■ **MATERIAL PROVIDED**:
* START *

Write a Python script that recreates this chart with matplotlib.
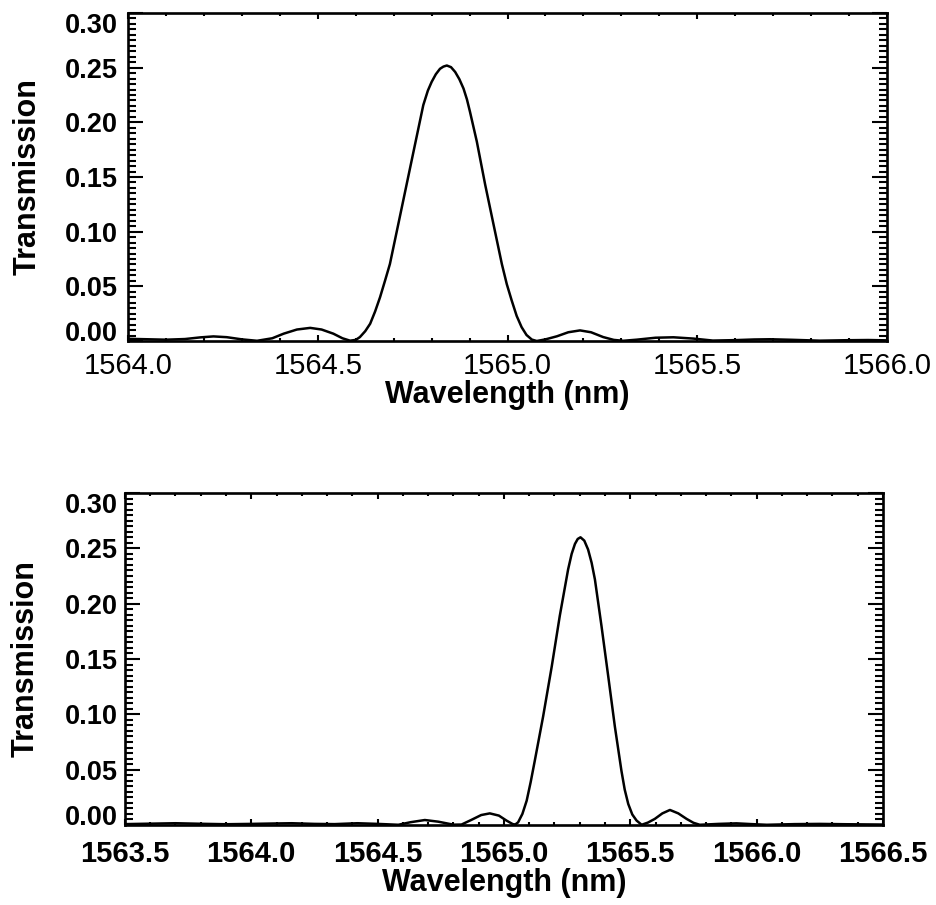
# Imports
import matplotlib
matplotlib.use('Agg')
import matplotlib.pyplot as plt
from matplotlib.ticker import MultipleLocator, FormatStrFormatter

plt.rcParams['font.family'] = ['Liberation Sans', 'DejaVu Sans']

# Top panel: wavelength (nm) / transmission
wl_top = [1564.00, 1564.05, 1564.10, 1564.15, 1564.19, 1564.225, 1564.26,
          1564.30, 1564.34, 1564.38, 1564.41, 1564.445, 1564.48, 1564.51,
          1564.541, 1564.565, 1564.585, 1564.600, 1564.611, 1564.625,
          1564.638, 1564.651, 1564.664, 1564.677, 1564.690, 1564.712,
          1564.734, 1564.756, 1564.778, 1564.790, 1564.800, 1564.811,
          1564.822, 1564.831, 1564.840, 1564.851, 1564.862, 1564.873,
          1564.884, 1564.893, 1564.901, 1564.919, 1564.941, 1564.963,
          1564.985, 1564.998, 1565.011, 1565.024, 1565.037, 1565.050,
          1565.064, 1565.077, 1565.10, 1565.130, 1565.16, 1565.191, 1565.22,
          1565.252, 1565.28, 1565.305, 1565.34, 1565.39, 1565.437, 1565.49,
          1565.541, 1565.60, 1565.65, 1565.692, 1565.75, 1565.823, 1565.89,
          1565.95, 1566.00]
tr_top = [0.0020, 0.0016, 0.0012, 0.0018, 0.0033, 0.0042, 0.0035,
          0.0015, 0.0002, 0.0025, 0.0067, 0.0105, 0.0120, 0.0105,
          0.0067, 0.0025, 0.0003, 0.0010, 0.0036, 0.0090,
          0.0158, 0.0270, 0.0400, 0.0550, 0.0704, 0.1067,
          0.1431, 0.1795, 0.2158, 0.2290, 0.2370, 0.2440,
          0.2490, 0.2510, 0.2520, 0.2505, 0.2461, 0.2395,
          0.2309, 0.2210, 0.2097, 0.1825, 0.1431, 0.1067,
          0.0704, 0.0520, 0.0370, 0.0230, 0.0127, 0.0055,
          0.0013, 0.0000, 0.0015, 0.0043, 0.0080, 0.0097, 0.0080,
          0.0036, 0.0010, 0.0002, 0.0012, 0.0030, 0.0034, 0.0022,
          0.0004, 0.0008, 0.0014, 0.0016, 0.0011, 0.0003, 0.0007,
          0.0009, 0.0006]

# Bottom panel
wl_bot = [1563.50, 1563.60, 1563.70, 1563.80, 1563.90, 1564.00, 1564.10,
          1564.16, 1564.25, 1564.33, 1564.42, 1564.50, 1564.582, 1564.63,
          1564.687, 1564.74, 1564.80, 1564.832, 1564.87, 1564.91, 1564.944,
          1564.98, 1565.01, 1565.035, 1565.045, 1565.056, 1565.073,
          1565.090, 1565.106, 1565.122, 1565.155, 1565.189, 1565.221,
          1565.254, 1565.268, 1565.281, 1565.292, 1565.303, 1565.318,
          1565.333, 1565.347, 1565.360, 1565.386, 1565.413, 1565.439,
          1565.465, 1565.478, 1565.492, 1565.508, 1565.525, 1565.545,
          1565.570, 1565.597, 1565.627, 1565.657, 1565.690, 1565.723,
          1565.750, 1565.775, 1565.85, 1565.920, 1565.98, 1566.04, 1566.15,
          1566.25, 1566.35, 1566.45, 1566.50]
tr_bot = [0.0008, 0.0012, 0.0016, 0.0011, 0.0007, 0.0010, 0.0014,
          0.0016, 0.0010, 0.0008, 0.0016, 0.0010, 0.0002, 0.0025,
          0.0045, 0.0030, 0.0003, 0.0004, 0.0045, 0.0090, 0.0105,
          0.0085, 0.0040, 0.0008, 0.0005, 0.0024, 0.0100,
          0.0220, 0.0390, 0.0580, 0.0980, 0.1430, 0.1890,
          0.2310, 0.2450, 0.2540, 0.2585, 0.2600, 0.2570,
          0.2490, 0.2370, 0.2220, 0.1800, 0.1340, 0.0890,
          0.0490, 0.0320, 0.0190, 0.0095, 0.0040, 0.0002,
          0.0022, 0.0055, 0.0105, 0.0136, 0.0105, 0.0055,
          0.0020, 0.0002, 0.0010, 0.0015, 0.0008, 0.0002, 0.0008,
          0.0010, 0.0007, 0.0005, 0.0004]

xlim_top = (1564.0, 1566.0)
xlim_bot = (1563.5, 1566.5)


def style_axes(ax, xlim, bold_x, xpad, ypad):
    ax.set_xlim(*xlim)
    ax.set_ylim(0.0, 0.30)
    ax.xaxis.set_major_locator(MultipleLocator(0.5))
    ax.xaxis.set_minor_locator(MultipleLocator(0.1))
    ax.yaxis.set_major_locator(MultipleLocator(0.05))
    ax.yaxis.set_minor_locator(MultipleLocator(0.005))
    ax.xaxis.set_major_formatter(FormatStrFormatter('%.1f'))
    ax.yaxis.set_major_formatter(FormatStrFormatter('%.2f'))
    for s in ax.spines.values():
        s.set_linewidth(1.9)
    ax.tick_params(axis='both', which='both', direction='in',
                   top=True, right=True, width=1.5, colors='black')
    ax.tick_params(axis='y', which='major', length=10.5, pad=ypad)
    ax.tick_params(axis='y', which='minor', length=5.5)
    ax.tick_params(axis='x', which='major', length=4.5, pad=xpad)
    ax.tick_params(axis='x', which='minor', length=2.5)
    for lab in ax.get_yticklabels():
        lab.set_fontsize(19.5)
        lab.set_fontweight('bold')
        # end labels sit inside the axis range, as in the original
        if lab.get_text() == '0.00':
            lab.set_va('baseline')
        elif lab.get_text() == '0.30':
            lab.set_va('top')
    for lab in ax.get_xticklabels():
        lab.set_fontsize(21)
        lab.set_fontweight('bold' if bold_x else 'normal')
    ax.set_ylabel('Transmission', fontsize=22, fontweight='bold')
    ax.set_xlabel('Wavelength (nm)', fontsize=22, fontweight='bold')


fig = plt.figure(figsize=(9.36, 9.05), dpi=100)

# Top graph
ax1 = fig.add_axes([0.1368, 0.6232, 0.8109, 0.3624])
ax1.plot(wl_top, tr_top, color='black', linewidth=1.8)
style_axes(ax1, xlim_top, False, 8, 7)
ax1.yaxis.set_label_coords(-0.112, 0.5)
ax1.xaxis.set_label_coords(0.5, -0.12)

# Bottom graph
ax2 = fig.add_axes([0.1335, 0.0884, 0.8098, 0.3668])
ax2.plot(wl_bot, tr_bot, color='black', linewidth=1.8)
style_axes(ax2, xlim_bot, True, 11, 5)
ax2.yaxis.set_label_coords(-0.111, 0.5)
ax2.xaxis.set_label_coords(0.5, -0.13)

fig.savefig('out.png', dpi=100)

* END *

■ **GIVEN EXERCISE**: Return, from the data, each line that has the word "matplotlib" in it.

■ **THE ANSWER**:
Write a Python script that recreates this chart with matplotlib.
import matplotlib
matplotlib.use('Agg')
import matplotlib.pyplot as plt
from matplotlib.ticker import MultipleLocator, FormatStrFormatter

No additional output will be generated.